Présenté comme l’architecte en chef du déploiement militaire de l’Iran à l’étranger, l’homme a fait de la Force El Qods, dont il a pris le commandement en 1998, un véritable cerveau stratégique et opérationnel coordonnant la constitution et l’action des groupes militaires et paramilitaires pro iraniens.
Lorsque Donald Trump a voulu faire mal à l’Iran, il a certes ordonné le plan «pression maximale» pour accentuer les sanctions économiques, déjà sévères, contre Téhéran dès 2018 ; il a également procédé à une rupture unilatérale de l’accord sur le nucléaire, fermant brutalement une parenthèse de dialogue ouverte par son successeur à la Maison-Blanche. Mais c’est en ordonnant l’assassinat de l’officier iranien, par un drone tueur, en janvier 2020, que le président américain a bouleversé Téhéran.
L’empreinte du général Qassem Souleimani
Quatre ans après sa mort, l’homme continue à être un symbole à abattre. Le 3 janvier dernier, 91 personnes venues se recueillir sur la tombe de Souleimani dans le sud du pays, ont été tuées dans un double attentat kamikaze revendiqué par Daech.
Pour les autorités iraniennes cependant, la piste EI était trop facile dans le contexte ; sans officiellement les faire assumer aux hautes autorités du pays, les accusations sont allées vers les services américains et israéliens. «L’EI a été vaincu et ne peut agir désormais que comme mercenaire de la politique sioniste et américaine», a ainsi accusé le général Hossein Salami, chef du corps des Gardiens de la révolution.
Pour se dédouaner, les services américains viennent de faire fuiter une information selon laquelle ils ont pris le soin d’avertir les autorités iraniennes, en «privé», sur l’imminence d’attentats terroristes de l’EI début janvier.
Mais les Iraniens persistent à défendre que les attentats sont une séquence de la guerre que leur mènent Tel-Aviv et Washington dans le contexte. Il faut dire que les attentats intervenaient au lendemain de l’assassinat dans les environs de Beyrouth, du numéro 2 du bureau politique du Hamas, Saleh El Arouri, lors d’une frappe israélienne, et la persistance de mise en garde américaine et israélienne contre Téhéran.

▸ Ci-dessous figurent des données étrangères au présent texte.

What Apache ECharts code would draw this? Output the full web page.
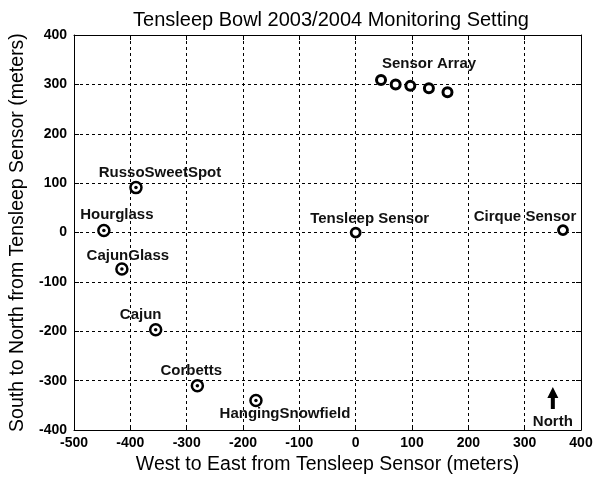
<!DOCTYPE html>
<html>
<head>
<meta charset="utf-8">
<script src="https://cdn.jsdelivr.net/npm/echarts@6/dist/echarts.min.js"></script>
<style>html,body{margin:0;padding:0;background:#fff}#c{width:600px;height:480px}</style>
</head>
<body>
<div id="c"></div>
<script>
// ---- data ----
var siteNames = ['RussoSweetSpot', 'Hourglass', 'CajunGlass', 'Cajun', 'Corbetts', 'HangingSnowfield'];
var siteX = [-390, -447, -415, -355, -281, -177];
var siteY = [91, 4, -74, -197, -310, -340];

var sensorNames = ['Tensleep Sensor', 'Cirque Sensor'];
var sensorX = [0, 368];
var sensorY = [0, 5];

var arrayLabel = 'Sensor Array';
var arrayX = [45, 71, 97, 130, 163];
var arrayY = [309, 300, 297, 292, 284];

var northLabel = 'North';
var northX = [350];
var northY = [-335];

var xTicks = [-500, -400, -300, -200, -100, 0, 100, 200, 300, 400];
var yTicks = [-400, -300, -200, -100, 0, 100, 200, 300, 400];

// ---- label placement (style, pixel offsets) ----
var labelOffset = {
  'RussoSweetSpot': [24, -15],
  'Hourglass': [13, -16],
  'CajunGlass': [6, -13],
  'Cajun': [-15, -15],
  'Corbetts': [-6, -15],
  'HangingSnowfield': [29, 13],
  'Tensleep Sensor': [14, -14],
  'Cirque Sensor': [-38, -13],
  'Sensor Array': [48, -16]
};

var labelFont = {fontFamily: 'Liberation Sans, Arial, sans-serif', fontWeight: 'bold', fontSize: 15, color: '#111'};

function pts(xs, ys, names) {
  return xs.map(function (x, i) {
    var d = {value: [x, ys[i]]};
    if (names && names[i]) {
      d.name = names[i];
      d.label = Object.assign({show: true, formatter: names[i], offset: labelOffset[names[i]], position: 'inside'}, labelFont);
    }
    return d;
  });
}

var arrayNames = arrayX.map(function (_, i) { return i === 0 ? arrayLabel : null; });

var tickFont = {fontFamily: 'Liberation Sans Narrow, Arial Narrow, Liberation Sans, sans-serif', fontWeight: 'bold', fontSize: 14, color: '#000'};
var dashed = {show: true, lineStyle: {color: '#000', type: [3, 3], width: 1}};
var nameFont = {fontFamily: 'Liberation Sans, Arial, sans-serif', fontSize: 19.5, color: '#000'};

var chart = echarts.init(document.getElementById('c'), null, {renderer: 'canvas'});
chart.setOption({
  animation: false,
  backgroundColor: '#fff',
  title: {
    text: 'Tensleep Bowl 2003/2004 Monitoring Setting',
    left: 326, top: 5, textAlign: 'center',
    textStyle: {fontFamily: 'Liberation Sans, Arial, sans-serif', fontWeight: 'normal', fontSize: 20, color: '#000'}
  },
  grid: {left: 74, right: 19, top: 35, bottom: 44},
  xAxis: [{
    type: 'value', min: xTicks[0], max: xTicks[xTicks.length - 1], interval: 100,
    name: 'West to East from Tensleep Sensor (meters)', nameLocation: 'middle', nameGap: 23,
    nameTextStyle: nameFont,
    axisLine: {show: true, onZero: false, lineStyle: {color: '#000', width: 1}},
    axisTick: {show: true, inside: true, length: 5, lineStyle: {color: '#000'}},
    axisLabel: Object.assign({margin: 6}, tickFont),
    splitLine: dashed
  }, {
    type: 'value', position: 'top', min: xTicks[0], max: xTicks[xTicks.length - 1], interval: 100,
    axisLine: {show: true, onZero: false, lineStyle: {color: '#000', width: 1}},
    axisTick: {show: true, inside: true, length: 5, lineStyle: {color: '#000'}},
    axisLabel: {show: false}, splitLine: {show: false}
  }],
  yAxis: [{
    type: 'value', min: yTicks[0], max: yTicks[yTicks.length - 1], interval: 100,
    name: 'South to North from Tensleep Sensor (meters)', nameLocation: 'middle', nameGap: 46,
    nameTextStyle: nameFont,
    axisLine: {show: true, onZero: false, lineStyle: {color: '#000', width: 1}},
    axisTick: {show: true, inside: true, length: 5, lineStyle: {color: '#000'}},
    axisLabel: Object.assign({margin: 7}, tickFont),
    splitLine: dashed
  }, {
    type: 'value', position: 'right', min: yTicks[0], max: yTicks[yTicks.length - 1], interval: 100,
    axisLine: {show: true, onZero: false, lineStyle: {color: '#000', width: 1}},
    axisTick: {show: true, inside: true, length: 5, lineStyle: {color: '#000'}},
    axisLabel: {show: false}, splitLine: {show: false}
  }],
  series: [
    {
      type: 'scatter', name: 'sites', symbol: 'circle', symbolSize: 11,
      itemStyle: {color: '#fff', borderColor: '#000', borderWidth: 2.5, opacity: 1},
      data: pts(siteX, siteY, siteNames), z: 3
    },
    {
      type: 'scatter', name: 'siteDots', symbol: 'circle', symbolSize: 3.5,
      itemStyle: {color: '#000', opacity: 1}, data: pts(siteX, siteY), z: 10, silent: true
    },
    {
      type: 'scatter', name: 'sensors', symbol: 'circle', symbolSize: 9,
      itemStyle: {color: '#fff', borderColor: '#000', borderWidth: 2.8, opacity: 1},
      data: pts(sensorX, sensorY, sensorNames), z: 3
    },
    {
      type: 'scatter', name: 'array', symbol: 'circle', symbolSize: 9,
      itemStyle: {color: '#fff', borderColor: '#000', borderWidth: 3, opacity: 1},
      data: pts(arrayX, arrayY, arrayNames), z: 3
    },
    {
      type: 'scatter', name: 'north', symbol: 'path://M5.5,0 L11,11 L7.5,11 L7.5,22 L3.5,22 L3.5,11 L0,11 Z', symbolSize: [11, 22],
      itemStyle: {color: '#000', opacity: 1},
      label: Object.assign({show: true, formatter: northLabel, position: 'bottom', distance: 5}, labelFont),
      data: northX.map(function (x, i) { return [x, northY[i]]; }), z: 3
    }
  ]
});
</script>
</body>
</html>
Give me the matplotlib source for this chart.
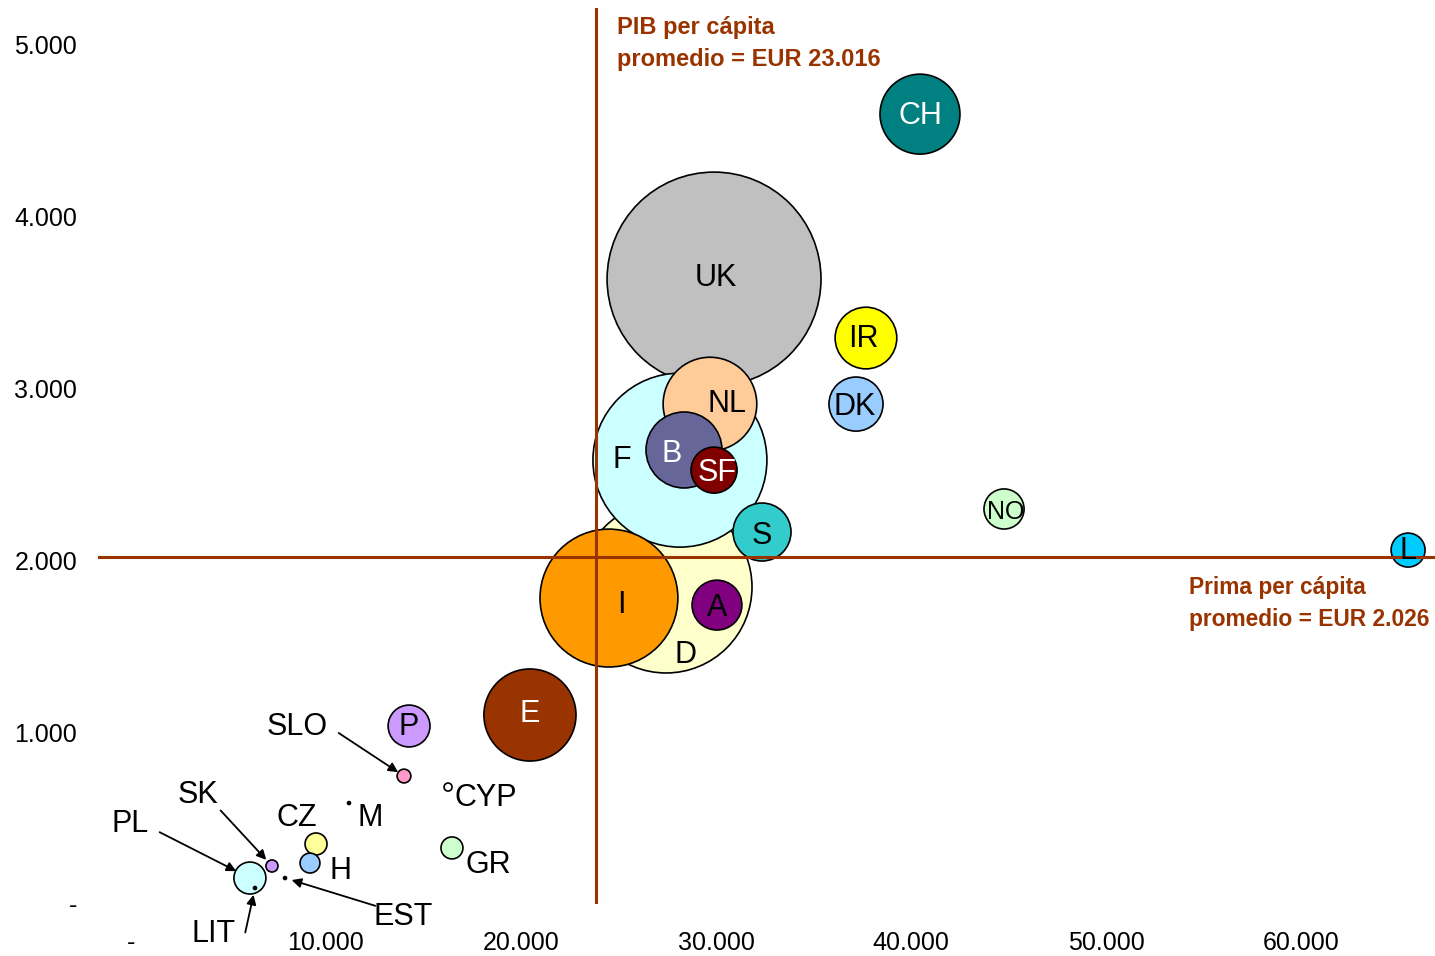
import matplotlib.pyplot as plt
from matplotlib.ticker import FuncFormatter, MultipleLocator

plt.rcParams['font.family'] = ['Liberation Sans', 'DejaVu Sans']

# datos por país (orden = orden de dibujo)
paises = ['UK', 'D', 'F', 'I', 'NL', 'B', 'SF', 'S', 'A', 'CH', 'IR', 'DK', 'NO', 'L', 'E', 'P',
          'GR', 'CZ', 'H', 'PL', 'SK', 'SLO', 'CYP', 'M', 'EST', 'LIT']
pib = [29900, 27440, 28150, 24510, 29690, 28360, 29900, 32360, 30050, 40460, 37690, 37180, 44770,
       65490, 20460, 14260, 16460, 9490, 9180, 6100, 7230, 14000, 16260, 11180, 7900, 6360]
prima = [3634, 1843, 2581, 1779, 2907, 2640, 2523, 2163, 1738, 4593, 3291, 2907, 2297,
         2058, 1099, 1035, 326, 349, 238, 151, 221, 744, 680, 587, 151, 93]
volumen = [313, 202, 207, 130, 60, 39.5, 14.5, 23, 17, 43.7, 26, 20, 11,
           7.9, 58, 12, 3.3, 3.3, 2.7, 7, 1.0, 1.3, 0.44, 0.06, 0.06, 0.06]
colores = ['#C0C0C0', '#FFFFCC', '#CCFFFF', '#FF9900', '#FFCC99', '#666699', '#800000', '#33CCCC',
           '#800080', '#008080', '#FFFF00', '#99CCFF', '#CCFFCC', '#00CCFF', '#993300', '#CC99FF',
           '#CCFFCC', '#FFFF99', '#99CCFF', '#CCFFFF', '#CC99FF', '#FF99CC', '#FFFFFF',
           'black', 'black', 'black']

pib_medio = 23850
prima_media = 2015

# posición de la etiqueta respecto a la burbuja (puntos)
etiquetas = {
    'UK': (1, 3), 'D': (14, -47), 'F': (-42, 2), 'I': (9, -3), 'NL': (12, 2), 'B': (-9, -1),
    'SF': (2, 0), 'S': (0, -1), 'A': (0, 0), 'CH': (0, 1), 'IR': (-2, 1), 'DK': (-1, 0),
    'NO': (1, 0), 'L': (0, 1), 'E': (0, 3), 'P': (0, 1),
    'GR': (26, -10), 'CZ': (-14, 21), 'H': (22, -4), 'PL': (-86, 41), 'SK': (-53, 53),
    'SLO': (-77, 37), 'CYP': (27, -6), 'M': (15, -9), 'EST': (85, -26), 'LIT': (-30, -31),
}
blancos = ['CH', 'B', 'SF', 'E']
# flechas: (inicio relativo en puntos, recorte en la punta)
flechas = {
    'SLO': ((-47, 31), 5), 'SK': ((-37, 40), 6), 'PL': ((-65, 33), 11),
    'EST': ((65, -20), 5), 'LIT': ((-7, -32), 5),
}

fig = plt.figure(figsize=(14.35, 9.56), dpi=100)
ax = fig.add_axes([0.0683, 0.0544, 0.9317, 0.9372])

ax.scatter(pib, prima, s=[v * 75.8 for v in volumen], c=colores, edgecolors='black',
           linewidths=1.2, zorder=2, clip_on=False)

ax.axvline(pib_medio, color='#993300', lw=2.2, zorder=3)
ax.axhline(prima_media, color='#993300', lw=2.2, zorder=3)

for i, p in enumerate(paises):
    dx, dy = etiquetas[p]
    ax.annotate(p, (pib[i], prima[i]), xytext=(dx, dy - 2), textcoords='offset points',
                ha='center', va='center', fontsize=18 if p == 'NO' else 22,
                color='white' if p in blancos else 'black', zorder=4)
    if p in flechas:
        (fx, fy), enc = flechas[p]
        ax.annotate('', (pib[i], prima[i]), xytext=(fx, fy), textcoords='offset points',
                    arrowprops=dict(arrowstyle='-|>', color='black', lw=1.3,
                                    mutation_scale=14, shrinkA=0, shrinkB=enc), zorder=4)

ax.text(24930, 5165, 'PIB per cápita\npromedio = EUR 23.016', ha='left', va='top',
        fontsize=17, fontweight='bold', color='#993300', linespacing=1.5)
ax.text(54250, 1905, 'Prima per cápita\npromedio = EUR 2.026', ha='left', va='top',
        fontsize=16.4, fontweight='bold', color='#993300', linespacing=1.5, clip_on=False)

fmt = FuncFormatter(lambda v, pos: '-' if v == 0 else f'{v:,.0f}'.replace(',', '.'))
ax.xaxis.set_major_formatter(fmt)
ax.yaxis.set_major_formatter(fmt)
ax.xaxis.set_major_locator(MultipleLocator(10000))
ax.yaxis.set_major_locator(MultipleLocator(1000))
ax.set_xlim(-1690, 66870)
ax.set_ylim(0, 5210)
ax.tick_params(length=0, labelsize=18)
ax.tick_params(axis='x', pad=19.5)
ax.tick_params(axis='y', pad=15)
for s in ax.spines.values():
    s.set_visible(False)

fig.savefig('out.png', dpi=100)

Selon un décompte arrêté il y a quelques jours, plus de 150 frappes par voie de drones, de missiles ou de roquettes ont ciblé des positions américaines en Syrie et en Irak depuis octobre dernier.
La coalition «Résistance islamique en Irak», regroupant des milices armées dites pro-iraniennes, vient d’annoncer qu’elle poursuivrait le harcèlement des troupes américaines sur le territoire, malgré l’ouverture récente de pourparlers entre Baghdad et Washington sur une réduction significative de la présence militaire US dans le pays.
Le groupe houthi Ansar Allah a renouvelé, avant-hier, sa détermination à poursuivre son action en Mer Rouge, malgré les frappes américaines contre ses bases en sol yéménite.
Un navire britannique, cible de tirs de missiles houthis durant la même journée, a été «touché de plein fouet et a pris feu», selon le porte parole de l’organisation. Téhéran est bien déterminé à faire jouer un rôle à ses proxys et boucliers militaires stratégiques, bien au-delà de l’après-guerre de Ghaza.